KARL: Well, I'll tell you what was going on down here in Tennessee. The news about Fred Thompson not running for reelection broke 10 days ago, and the Democrats in Tennessee have been working very hard to come up with one strong candidate. They didn't want to have a strong, bitter primary fight.
Harold Ford, Jr., 31-year-old Congressman from Memphis was talking about running. Bob Clement was famous because his father had been governor, had both been talking about running. Ford was convinced not to run. Clement was the consensus candidate.
Then all of a sudden, Tipper Gore started talking about possibly running, and Democrats down here felt like they had already gone through all of this trouble. They had already come up with a candidate, and you know frankly, a lot of the Democratic establishment down here thought that she was getting involved in this too late.
It's hard to say what was going on in her own head, but a lot of Democrats down here were completely shocked, taken by surprise that she was even considering running for Senate, and clearly that had to be a factor here. The filing deadline for this, the time in which a candidate must file and declare a candidacy is April 4, so she did not have much time to, you know, to really think this through and had to make a snap decision.
We also know Tipper Gore -- I covered, you know, Al Gore's Presidential Campaign, and she is one who was frequently very good out there on the stump and did a lot of campaigning with the Vice President but was also to be somebody who, you know, on occasion would tire of the spotlight, the campaign spotlight, and in this case the spotlight would have been on her non-stop.
LIN: Right.
KARL: And that's something else people talked about. But there was a lot of enthusiasm. I mean we asked Hillary Clinton, who's got some experience with this, on Friday Hillary Clinton told CNN that she thought that Tipper Gore would be an excellent candidate, that she was encouraging her to run, the Democrats, you know, nationally were extremely excited about the possibility of a Tipper Gore candidacy, and there were a lot of people telling her that she should run. So she had, you know, a lot of things to think about but not much time to think about them.
LIN: Yes, but, Jon, does that include her husband? I mean, how did Al Gore feel about his wife running for Senate?

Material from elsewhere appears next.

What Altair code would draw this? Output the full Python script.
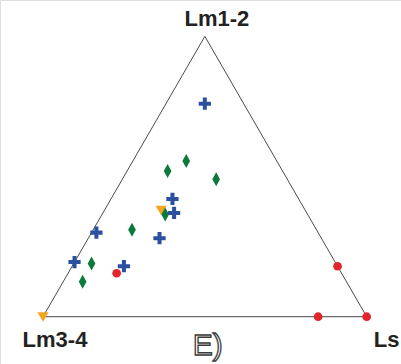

KARL: Well, he was the one, one of the people making phone calls on her behalf. The former vice president, we talked to several leading Democratic figures down here in Tennessee who had received phone calls from the former vice president saying that his wife is very seriously thinking about this and asking their opinion about it. So from all signs, and we obviously haven't spoken to Al Gore about this, but from all signs he was extremely supportive of her running.
LIN: And wouldn't he have needed her help and her name recognition in his old home state? I mean, if he had won his home state to begin with, he might have been president of the United States.
KARL: Hey, there's no question. You know, Al Gore became the first presidential candidate since George McGovern to lose his home state, and if you just look at that electoral map, if he had won, it wouldn't have mattered what happened in Florida. He'd be president.
So, and you remember the famous speech when Al Gore conceded to George Bush and he said he needed to go home to mend fences in Tennessee.
LIN: Yes.
KARL: And, you know, this perhaps was one way to potentially do that, to see his wife run for Senate. By the way, Carol, you know, people have been asking Al Gore to run for Senate when Fred Thompson stepped down and he put out a statement immediately saying that he was not going to run himself.
LIN: Been there, done that.
KARL: Yes.
LIN: Thanks so much.
KARL: It is his old seat, by the way.
LIN: Yes, so nothing interesting there. I think he's got bigger plans, as we will talk about. I'm sure sometime down the road. Thanks so much, Jonathan Karl, breaking that news right here on CNN.